La France a battu les Etats-Unis, c’est une première dans un tournoi olympique, mais ce n’est plus tellement un événement considérable. Il est trop tôt pour décréter qu’un espoir de titre a surgi, et il est trop tard pour faire partager cet espoir à Tony Parker, qui aurait tant voulu vivre cela. Le chemin qu’il a tracé n’est pas pour rien dans ce succès impressionnant, que les Français ont construit à la fin du match, au moment où ils cédaient lors des batailles passées. Sans renoncer à leur manie coutumière de vendanger les lancers francs. Leurs prochains adversaires ne vont pas les regarder du même œil désormais.

Les disciplines historiques ne sont plus l’apanage des nations installées dans le palmarès. Voir un nageur tunisien de 18 ans, Hamed Hafnaoui, qualifié de justesse pour la finale, s’imposer dans le 400 m est une surprise, mais plus un coup de tonnerre. Le talent et l’absence de complexe vont faire fleurir de belles surprises.

Telles que le sacre de l’Autrichienne Anna Kiesenhofer, qui s’est adjugée en solitaire l’épreuve de cyclisme sur route. L’ultra-favorite néerlandaise Annemik van Vleuten, arrivée une minute plus tard, croyait être la première, ajoutant cette bévue à la malchance vécue à Rio quand une chute impressionnante avait cisaillé son échappée solitaire. C’est drôle ou consternant, comme on voudra, mais ce n’est pas une raison pour oublier de saluer l’exploit d’une inconnue, d’une qualité athlétique hors norme. La troisième place de l’épreuve a été obtenue par une nouvelle Mme Longo (l’Italienne Elisa Longo-Borghini de son identité complète), ce qui a fait remonter de nombreux souvenirs.
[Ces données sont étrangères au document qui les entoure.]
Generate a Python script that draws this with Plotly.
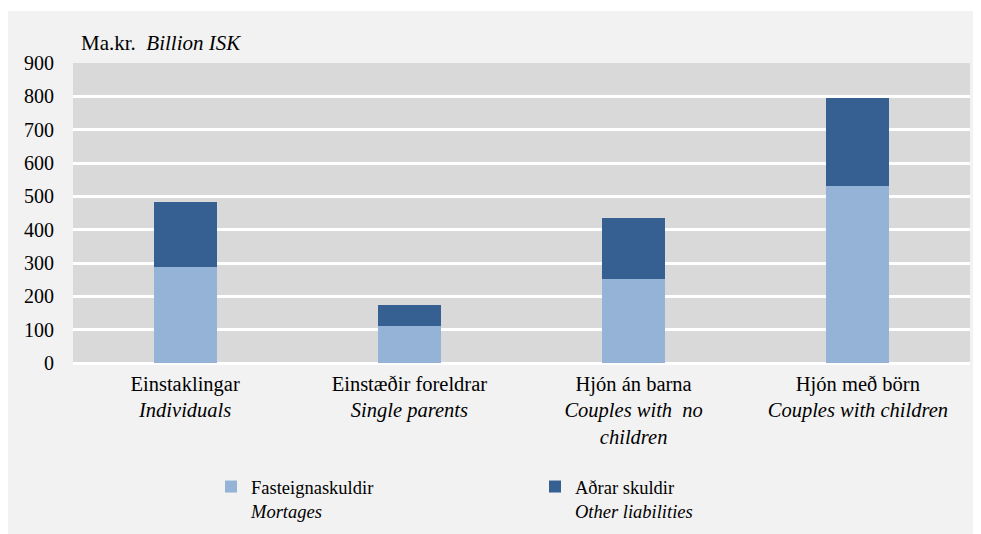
import plotly.graph_objects as go

categories = [
    "Einstaklingar<br><i>Individuals</i>",
    "Einstæðir foreldrar<br><i>Single parents</i>",
    "Hjón án barna<br><i>Couples with  no</i><br><i>children</i>",
    "Hjón með börn<br><i>Couples with children</i>",
]
mortgages = [288, 111, 253, 531]
other_liabilities = [194, 62, 183, 265]
series_names = ["Fasteignaskuldir<br><i>Mortages</i>", "Aðrar skuldir<br><i>Other liabilities</i>"]
y_ticks = [0, 100, 200, 300, 400, 500, 600, 700, 800, 900]

FONT = "Liberation Serif"
OFF = 8  # page body margin
W, H = 973, 526
L, R, T, B = 65, 11, 55, 171
pw, ph = W - L - R, H - T - B

fig = go.Figure()
fig.add_trace(go.Bar(x=categories, y=mortgages, name=series_names[0],
                     marker=dict(color="#95b3d7", line=dict(width=0))))
fig.add_trace(go.Bar(x=categories, y=other_liabilities, name=series_names[1],
                     marker=dict(color="#366092", line=dict(width=0))))

# helpers: convert screen pixel positions to paper coordinates
def px_x(p):
    return (p - OFF - L) / pw

def px_y(p):
    return 1 - (p - OFF - T) / ph

fig.update_layout(
    width=W, height=H,
    barmode="stack", bargap=0.72,
    margin=dict(l=L, r=R, t=T, b=B, autoexpand=False),
    paper_bgcolor="#f2f2f2", plot_bgcolor="#d9d9d9",
    font=dict(family=FONT, size=20, color="black"),
    showlegend=True,
    legend=dict(orientation="h", x=px_x(211), y=px_y(468), xanchor="left", yanchor="top",
                entrywidth=279, entrywidthmode="pixels", valign="top", traceorder="normal",
                font=dict(family=FONT, size=18.5, color="black"),
                bgcolor="rgba(0,0,0,0)", itemwidth=30),
    xaxis=dict(showgrid=False, showline=False, ticks="", tickfont=dict(size=20.5),
               ticklabelstandoff=6),
    yaxis=dict(range=[0, 900], tickvals=y_ticks, showgrid=True, gridcolor="white",
               gridwidth=2.5, zeroline=True, zerolinecolor="white", zerolinewidth=2.5,
               showline=False, ticks="", tickfont=dict(size=20), ticklabelstandoff=18),
    annotations=[dict(text="Ma.kr.  <i>Billion ISK</i>", xref="paper", yref="paper",
                      x=px_x(79), y=px_y(43), xanchor="left", yanchor="middle",
                      showarrow=False, font=dict(family=FONT, size=21, color="black"))],
    shapes=[
        dict(type="rect", xref="paper", yref="paper", x0=px_x(0), x1=px_x(990),
             y0=px_y(11), y1=px_y(0), fillcolor="white", line=dict(width=0), layer="below"),
    ],
)

fig.write_html("out.html")
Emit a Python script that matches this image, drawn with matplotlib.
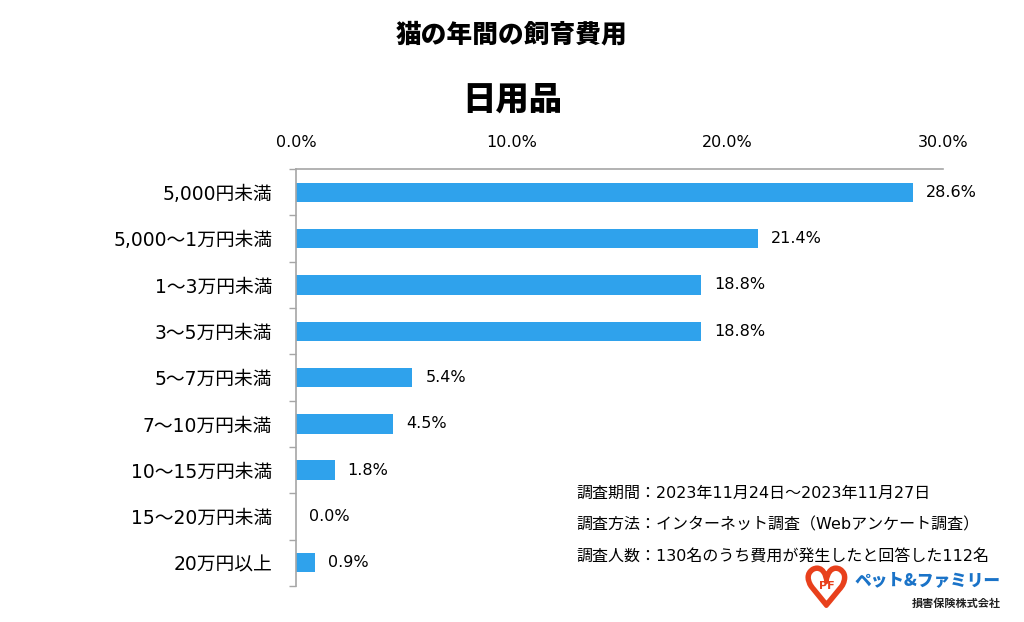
import matplotlib.pyplot as plt
import matplotlib.patheffects as pe

plt.rcParams['font.family'] = ['DejaVu Sans', 'Noto Sans CJK JP']

# Data
categories = ['5,000円未満', '5,000～1万円未満', '1～3万円未満', '3～5万円未満',
              '5～7万円未満', '7～10万円未満', '10～15万円未満', '15～20万円未満', '20万円以上']
values = [28.6, 21.4, 18.8, 18.8, 5.4, 4.5, 1.8, 0.0, 0.9]
x_ticks = [0, 10, 20, 30]

notes = ['調査期間：2023年11月24日～2023年11月27日',
         '調査方法：インターネット調査（Webアンケート調査）',
         '調査人数：130名のうち費用が発生したと回答した112名']

bar_color = '#2FA2EC'
grey = '#A6A6A6'
cjk = ['Noto Sans CJK JP', 'DejaVu Sans']

fig = plt.figure(figsize=(10.24, 6.22), dpi=100)
ax = fig.add_axes([0.289, 0.058, 0.632, 0.670])

y = list(range(len(categories)))
ax.barh(y, values, height=0.42, color=bar_color)
for yi, v in zip(y, values):
    ax.text(v + 0.6, yi, f'{v:.1f}%', va='center', ha='left', fontsize=11.5)

ax.set_xlim(0, 30)
ax.set_ylim(len(categories) - 0.5, -0.5)
ax.xaxis.tick_top()
ax.set_xticks(x_ticks)
ax.set_xticklabels([f'{t:.1f}%' for t in x_ticks], fontsize=11.5)
ax.tick_params(axis='x', length=0, pad=14)

ax.set_yticks(y)
ax.set_yticklabels(categories, fontsize=13.5)
ax.tick_params(axis='y', which='major', length=0, pad=17)
ax.set_yticks([i + 0.5 for i in range(-1, len(categories))], minor=True)
ax.tick_params(axis='y', which='minor', length=5, color=grey, width=1)

for s in ['right', 'bottom']:
    ax.spines[s].set_visible(False)
for s in ['left', 'top']:
    ax.spines[s].set_color(grey)
    ax.spines[s].set_linewidth(1.2)

fig.text(0.5, 0.945, '猫の年間の飼育費用', ha='center', va='center', fontsize=18.5,
         fontweight='heavy', family=cjk)
fig.text(0.5, 0.841, '日用品', ha='center', va='center', fontsize=24,
         fontweight='heavy', family=cjk)

for i, n in enumerate(notes):
    fig.text(0.563, 0.207 - i * 0.051, n, ha='left', va='center', fontsize=11.5)

# company logo, roughly
red = '#E8401C'
fig.text(0.807, 0.050, '♡', ha='center', va='center', fontsize=38, color=red,
         path_effects=[pe.withStroke(linewidth=3, foreground=red)])
fig.text(0.807, 0.058, 'PF', ha='center', va='center', fontsize=8,
         fontweight='bold', color=red)
fig.text(0.977, 0.067, 'ペット&ファミリー', ha='right', va='center', fontsize=12,
         fontweight='heavy', color='#1A73C8', family=cjk)
fig.text(0.977, 0.030, '損害保険株式会社', ha='right', va='center', fontsize=8,
         fontweight='bold', color='#222222', family=cjk)

fig.savefig('out.png', dpi=100)
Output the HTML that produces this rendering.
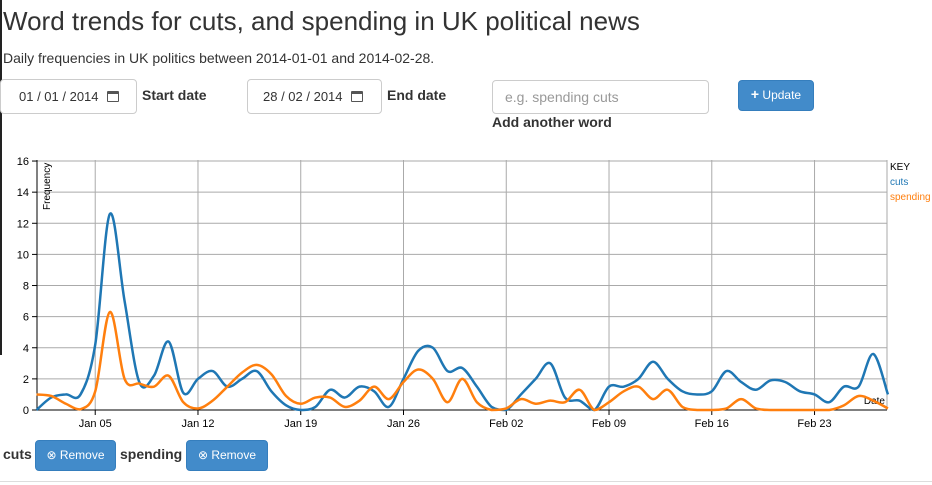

Le compteur français de médailles devrait s’affoler à partir de lundi 26. La préparation des Jeux 2024 commence à produire des effets. Les commentateurs vont utiliser leur stock de superlatifs, on espère qu’ils auront fait des trouvailles. Il faudra en garder pour vendredi et l’entrée en lice de Teddy Riner, parti pour être le sportif français le plus connu et admiré dans le monde.

VIGNETTES

¤ L’équipe de France de football, vainqueur in extremis de l’Afrique du Sud (4-3), doit sa survie dans le tournoi olympique à Pierre-André Gignac et Téji Savanier. Ce qui permet d’adresser un salut à la communauté des Gens du voyage, dont ils sont tous deux de valeureux représentants, et qui apporte elle aussi sa part aux succès internationaux de notre pays.

¤ Le double mixte français de tennis de table a livré une bataille magnifique, bien que perdue d’avance, à la paire chinoise dans sa demi-finale. Ce sport abonde en actions spectaculaires, et valorise une concentration et une habileté proprement époustouflante. On espère qu’ils sauront obtenir une ou plusieurs médailles.

¤ Les gymnastes françaises se sont qualifiées pour la finale de la compétition par équipes, à la 4e place des éliminatoires. Performance inédite et relativement inaperçue. Pourvu que quelques images nous permettent d’apprécier la suite de leur parcours. La concurrence des nouvelles disciplines (skate board, surf, basket 3 x3…) est difficile à combattre, et d’autres sports méritants souffrent des mêmes ostracismes, comme le badminton ou le hockey. Ils sont pourtant adorés par un public, notamment asiatique, se chiffrant en milliards de spectateurs.